An Ed start

First 250 Fringe shows revealed

Chortle can today reveal details of almost 270 Edinburgh Fringe shows – including a visit by a voice of The Simpsons.

The official Fringe programme is not published until next Thursday, June 8, but we have compiled listings of around two-thirds of the comedy shows heading for the festival this August.

Among them is Harry Shearer, star of This Is Spinal Tap but now best known for providing voices for Simpsons characters including Mr Burns, Smithers and Ned Flanders.

However, his show – which he will perform with his Welsh wife Judith Owen – is fairly blunt about its links to the cartoon, going as it does by the title: This Is So Not About The Simpsons – American Voyeurs.

Instead, the Assembly Rooms show promises to ‘take on the culture and the politics of America mixing it with song and an incredible collection of live feed news footage to create a comic commentary on the lunacy of the world’s most powerful nation.’

Shearer previously came to the festival in 2000, for a show in which the Simpsons cast read scripts live, and answered audience questions.

Shearer, pictured, said: ‘Last time I was in Scotland, I had to wear a kilt to attend a party at Billy Connolly's, so I'm really  looking forward to this time in Edinburgh, if for no other reason than for the welcome lack  of inappropriate ventilation.’

Also returning from the States is Richard Pryor’s daughter Rain, who this year presents a late-night jazz-cabaret show at the Gilded Balloon, as well as hosting a one-off tribute to her father.

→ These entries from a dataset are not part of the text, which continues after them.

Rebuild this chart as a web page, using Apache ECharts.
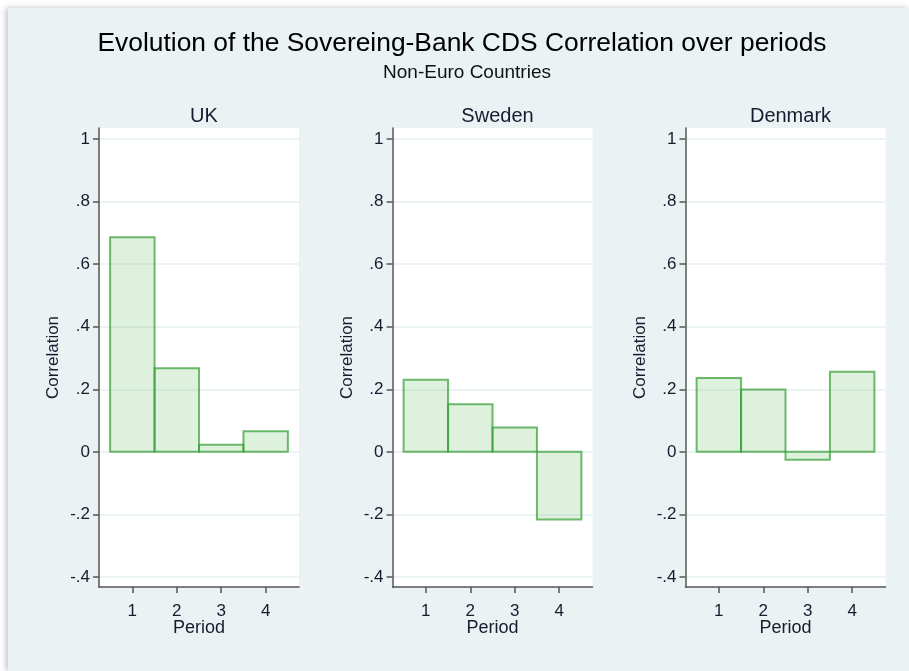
<!DOCTYPE html>
<html>
<head>
<meta charset="utf-8">
<script src="https://cdn.jsdelivr.net/npm/echarts@6/dist/echarts.min.js"></script>
<style>
  html, body { margin: 0; padding: 0; background: #ffffff; }
  #chart { width: 909px; height: 671px; }
</style>
</head>
<body>
<div id="chart"></div>
<script>
// Correlation of sovereign and bank CDS by period, non-euro countries
const countries = ['UK', 'Sweden', 'Denmark'];
const periods = [1, 2, 3, 4];
const ukValues = [0.686, 0.267, 0.023, 0.066];
const swedenValues = [0.230, 0.152, 0.078, -0.216];
const denmarkValues = [0.236, 0.199, -0.025, 0.256];
const yTickValues = [-0.4, -0.2, 0, 0.2, 0.4, 0.6, 0.8, 1];
const yTickLabels = ['-.4', '-.2', '0', '.2', '.4', '.6', '.8', '1'];
const titleText = 'Evolution of the Sovereing-Bank CDS Correlation over periods';
const subtitleText = 'Non-Euro Countries';
const xAxisName = 'Period';
const yAxisName = 'Correlation';

const seriesValues = [ukValues, swedenValues, denmarkValues];

const FONT = '"Liberation Sans", Arial, sans-serif';
const TEXT = '#1a1a2e';
const AXIS = '#555555';
const panelLefts = [99, 392.5, 685.5];
const panelWidth = 200;
const panelTop = 128;
const panelBottom = 671 - 587;

const chart = echarts.init(document.getElementById('chart'), null, { renderer: 'canvas' });

const grids = [], xAxes = [], yAxes = [], series = [], titles = [];

countries.forEach((name, i) => {
  grids.push({
    left: panelLefts[i], width: panelWidth, top: panelTop, bottom: panelBottom,
    show: true, backgroundColor: '#ffffff', borderWidth: 0, containLabel: false
  });
  xAxes.push({
    type: 'value', gridIndex: i, min: 0.25, max: 4.75,
    name: xAxisName, nameLocation: 'middle', nameGap: 32, nameMoveOverlap: false,
    nameTextStyle: { fontFamily: FONT, fontSize: 18, color: TEXT },
    axisLine: { show: true, onZero: false, lineStyle: { color: AXIS, width: 1.5 } },
    axisTick: { show: true, length: 6, lineStyle: { color: AXIS, width: 1.5 }, customValues: periods },
    axisLabel: { fontFamily: FONT, fontSize: 17, color: TEXT, margin: 16, customValues: periods,
      formatter: v => String(v) },
    splitLine: { show: false }
  });
  yAxes.push({
    type: 'value', gridIndex: i, min: -0.432, max: 1.035,
    name: yAxisName, nameLocation: 'middle', nameGap: 37, nameRotate: 90, nameMoveOverlap: false,
    nameTextStyle: { fontFamily: FONT, fontSize: 17, color: TEXT },
    axisLine: { show: true, lineStyle: { color: AXIS, width: 1.5 } },
    axisTick: { show: true, length: 6, lineStyle: { color: AXIS, width: 1.5 }, customValues: yTickValues },
    axisLabel: { fontFamily: FONT, fontSize: 17, color: TEXT, margin: 9, customValues: yTickValues,
      formatter: v => {
        const k = yTickValues.findIndex(t => Math.abs(t - v) < 1e-6);
        return k >= 0 ? yTickLabels[k] : '';
      } },
    splitLine: { show: true, lineStyle: { color: '#e6eff1', width: 1.5 } }
  });
  series.push({
    type: 'custom', xAxisIndex: i, yAxisIndex: i,
    data: periods.map((p, k) => [p, seriesValues[i][k]]),
    renderItem: (params, api) => {
      const x = api.value(0), v = api.value(1);
      const a = api.coord([x - 0.5, Math.max(v, 0)]);
      const b = api.coord([x + 0.5, Math.min(v, 0)]);
      return {
        type: 'rect',
        shape: { x: a[0], y: a[1], width: b[0] - a[0], height: b[1] - a[1] },
        style: { fill: 'rgba(120, 200, 120, 0.25)', stroke: 'rgba(55, 160, 55, 0.72)', lineWidth: 2 }
      };
    }
  });
  titles.push({
    text: name, left: panelLefts[i] + panelWidth / 2, top: 101, textAlign: 'center',
    textStyle: { fontFamily: FONT, fontSize: 20, fontWeight: 'normal', color: TEXT }
  });
});

// Main heading and subheading
titles.unshift({
  text: subtitleText, left: 462, top: 58, textAlign: 'center',
  textStyle: { fontFamily: FONT, fontSize: 19, fontWeight: 'normal', color: '#111111' }
});
titles.unshift({
  text: titleText, left: 457, top: 26, textAlign: 'center',
  textStyle: { fontFamily: FONT, fontSize: 26.4, fontWeight: 'normal', color: '#000000' }
});

chart.setOption({
  backgroundColor: '#ffffff',
  animation: false,
  graphic: [{
    type: 'rect', z: -10, silent: true,
    shape: { x: 8, y: 8, width: 901, height: 663 },
    style: { fill: '#eaf2f4', shadowBlur: 6, shadowColor: 'rgba(0,0,0,0.25)', shadowOffsetX: -2, shadowOffsetY: 0 }
  }],
  title: titles,
  grid: grids,
  xAxis: xAxes,
  yAxis: yAxes,
  series: series
});
</script>
</body>
</html>
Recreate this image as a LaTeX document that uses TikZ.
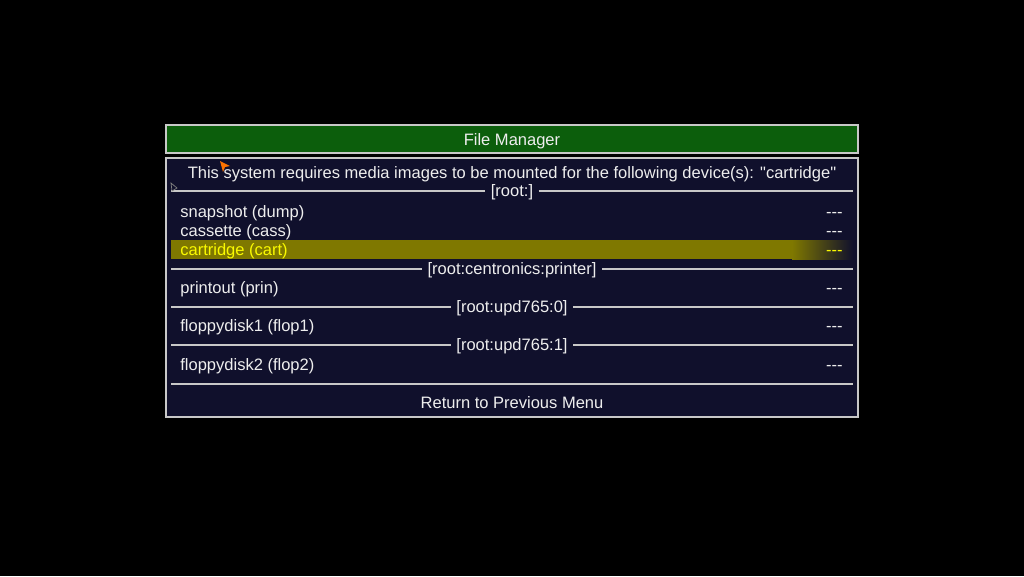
\documentclass[tikz,border=0pt]{standalone}
\usepackage{fontspec}
\setmainfont{Liberation Sans}[Ligatures=TeXOff]
\usetikzlibrary{positioning}
\definecolor{fond}{RGB}{16,16,44}
\definecolor{vert}{RGB}{12,94,12}
\definecolor{bord}{RGB}{200,200,200}
\definecolor{blanc}{RGB}{238,238,238}
\definecolor{olive}{RGB}{127,120,0}
\definecolor{jaune}{RGB}{250,250,0}
\begin{document}
\begin{tikzpicture}[x=0.02cm,y=-0.02cm,
	txt/.style={text=blanc,font=\fontsize{9.4}{11}\selectfont,inner sep=0pt,anchor=base},
	item/.style={txt,anchor=base west},
	etat/.style={txt,anchor=base east},
	titre/.style={txt,inner xsep=3pt}]
	\fill[black] (0,0) rectangle (1024,576); % fond noir
	\draw[bord,fill=vert,line width=0.6pt] (166,125) rectangle (858,153); % barre du titre
	\draw[bord,fill=fond,line width=0.6pt] (166,158) rectangle (858,417); % cadre du menu
	\node[txt] (titre) at (512,145) {File Manager};
	\node[txt] (info) at (512,178) {This system requires media images to be mounted for the following device(s): "cartridge"};
	
	% ligne choisie
	\fill[olive] (171,240) rectangle (792,259);
	\shade[left color=olive,right color=fond] (792,240) rectangle (853,259);
	
	\node[titre] (g1) at (512,196) {[root:]};
	\node[titre] (g2) at (512,274) {[root:centronics:printer]};
	\node[titre] (g3) at (512,312) {[root:upd765:0]};
	\node[titre] (g4) at (512,350) {[root:upd765:1]};
	\foreach \g/\y in {g1/191,g2/269,g3/307,g4/345}
		\draw[bord,line width=0.8pt] (171,\y) -- (\g.west |- 0,\y) (\g.east |- 0,\y) -- (853,\y);
	\draw[bord,line width=0.8pt] (171,384) -- (853,384);
	
	\node[item] (dump) at (180,217) {snapshot (dump)};
	\node[item] (cass) at (180,236) {cassette (cass)};
	\node[item,text=jaune] (cart) at (180,255) {cartridge (cart)};
	\node[item] (prin) at (180,293) {printout (prin)};
	\node[item] (flop1) at (180,331) {floppydisk1 (flop1)};
	\node[item] (flop2) at (180,370) {floppydisk2 (flop2)};
	\foreach \n/\y in {dump/217,cass/236,prin/293,flop1/331,flop2/370}
		\node[etat] (v\n) at (843,\y) {---};
	\node[etat,text=jaune] (vcart) at (843,255) {---};
	
	\node[txt] (retour) at (512,408) {Return to Previous Menu};
	
	% pointeurs de souris
	\fill[orange!90!red] (220,161) -- (230,166) -- (225,167) -- (223,172) -- cycle;
	\draw[gray,line width=0.4pt] (171,183) -- (177,188) -- (172,191) -- cycle;
\end{tikzpicture}
\end{document}
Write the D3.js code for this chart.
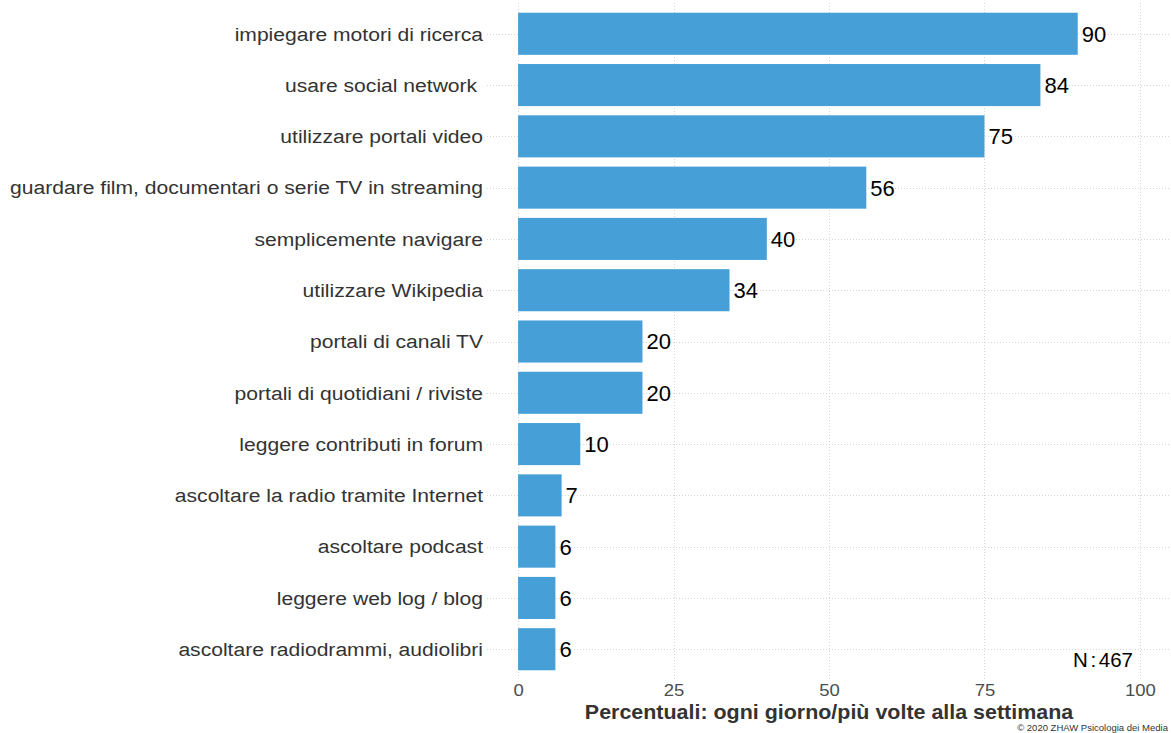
<!DOCTYPE html>
<html>
<head>
<meta charset="utf-8">
<script src="https://cdn.jsdelivr.net/npm/d3@7"></script>
<style>
  html, body { margin: 0; padding: 0; background: #fff; }
  svg { display: block; font-family: "Liberation Sans", Arial, sans-serif; }
</style>
</head>
<body>
<svg id="chart" width="1171" height="733"></svg>
<script>
// Activities, top to bottom
const categories = [
  "impiegare motori di ricerca",
  "usare social network ",
  "utilizzare portali video",
  "guardare film, documentari o serie TV in streaming",
  "semplicemente navigare",
  "utilizzare Wikipedia",
  "portali di canali TV",
  "portali di quotidiani / riviste",
  "leggere contributi in forum",
  "ascoltare la radio tramite Internet",
  "ascoltare podcast",
  "leggere web log / blog",
  "ascoltare radiodrammi, audiolibri"
];
// Share (%) using each activity every day / several times a week
const values = [90, 84, 75, 56, 40, 34, 20, 20, 10, 7, 6, 6, 6];
const xTicks = [0, 25, 50, 75, 100];
const xTitle = "Percentuali: ogni giorno/più volte alla settimana";
const sampleNote = "N : 467";
const credit = "© 2020 ZHAW Psicologia dei Media";

const svg = d3.select("#chart");

// panel bounds
const panel = { left: 487, right: 1171, top: 3, bottom: 680 };

const x = d3.scaleLinear()
  .domain([-5, 105])
  .range([panel.left, panel.right]);

// discrete axis with 0.6 step expansion on both sides
const n = categories.length;
const step = (panel.bottom - panel.top) / (n - 1 + 1.2);
const y = d3.scaleBand()
  .domain(categories)
  .range([panel.top + 0.1 * step, panel.bottom - 0.1 * step])
  .paddingInner(0.18)
  .paddingOuter(0.09);

const grid = svg.append("g").attr("class", "grid")
  .attr("stroke", "#d6d6d6")
  .attr("stroke-width", 1)
  .attr("stroke-dasharray", "1,2");

grid.selectAll("line.v").data(xTicks).join("line")
  .attr("class", "v")
  .attr("x1", d => Math.round(x(d)) + 0.5)
  .attr("x2", d => Math.round(x(d)) + 0.5)
  .attr("y1", panel.top)
  .attr("y2", panel.bottom);

grid.selectAll("line.h").data(categories).join("line")
  .attr("class", "h")
  .attr("x1", panel.left)
  .attr("x2", panel.right)
  .attr("y1", d => Math.round(y(d) + y.bandwidth() / 2) + 0.5)
  .attr("y2", d => Math.round(y(d) + y.bandwidth() / 2) + 0.5);

// bars
svg.append("g").selectAll("rect").data(categories).join("rect")
  .attr("x", x(0))
  .attr("y", d => y(d))
  .attr("width", (d, i) => x(values[i]) - x(0))
  .attr("height", y.bandwidth())
  .attr("fill", "#479FD7");

// value labels
svg.append("g").selectAll("text").data(categories).join("text")
  .attr("x", (d, i) => x(values[i]) + 4)
  .attr("y", d => y(d) + y.bandwidth() / 2)
  .attr("dy", "0.36em")
  .attr("font-size", 22)
  .attr("fill", "#000")
  .text((d, i) => values[i]);

// category axis (labels set slightly wide)
const yAxis = svg.append("g")
  .attr("transform", `translate(${panel.left - 4},0)`)
  .call(d3.axisLeft(y).tickSize(0).tickPadding(0));
yAxis.select(".domain").remove();
yAxis.selectAll("text")
  .attr("x", 0)
  .attr("font-size", 19)
  .attr("fill", "#333")
  .attr("font-family", "Liberation Sans, Arial, sans-serif")
  .attr("transform", "scale(1.11,1)")
  .style("white-space", "pre")
  .attr("dy", "0.36em");

// value axis
const xAxis = svg.append("g")
  .attr("transform", `translate(0,${panel.bottom})`)
  .call(d3.axisBottom(x).tickValues(xTicks).tickSize(0).tickPadding(4));
xAxis.select(".domain").remove();
xAxis.selectAll("text")
  .attr("font-size", 17)
  .attr("fill", "#4d4d4d")
  .attr("transform", "scale(1.09,1)")
  .attr("font-family", "Liberation Sans, Arial, sans-serif");

// axis title
svg.append("g")
  .attr("transform", `translate(${(panel.left + panel.right) / 2},719) scale(1.1,1)`)
  .append("text")
  .attr("text-anchor", "middle")
  .attr("font-size", 19.5)
  .attr("font-weight", "bold")
  .attr("fill", "#333")
  .text(xTitle);

// sample size
svg.append("text")
  .attr("x", 1133)
  .attr("y", 667)
  .attr("text-anchor", "end")
  .attr("font-size", 20.5)
  .attr("word-spacing", -3)
  .attr("fill", "#000")
  .text(sampleNote);

// credit line, bottom-right corner
svg.append("text")
  .attr("x", 1168)
  .attr("y", 731)
  .attr("text-anchor", "end")
  .attr("font-size", 9.5)
  .attr("fill", "#333")
  .text(credit);
</script>
</body>
</html>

Other returning festival favourites include Reginald D Hunter, Brendon Burns, Tim Minchin, Andrew Maxwell (who also transfers his late-night London Comedy Store show Full Mooners to the Underbelly caves), Ed Byrne, Richard Herring, Jimeoin, Jason Byrne, Stephen K Amos, Jeff Green and Lucy Porter.

Bill Hicks's former collaborater Dwight Slade returns to the Fringe, while Mark Watson will not only perform another of his marathon shows, thought to be 36 hours long, but will also have two other shows every day, including one in which he, and his audience, write a novel over the course of the festival - one of the largest literary collaborations in history.

And, as previously announced, The Goodies will be live on stage, while a cast of comics headed by Phil Nichol perform in the Stewart Lee-directed Talk Radio every afternoon in the new Udderbelly venue. Rich Hall’s play, Levelland, also gets its UK premiere in the Assembly Rooms.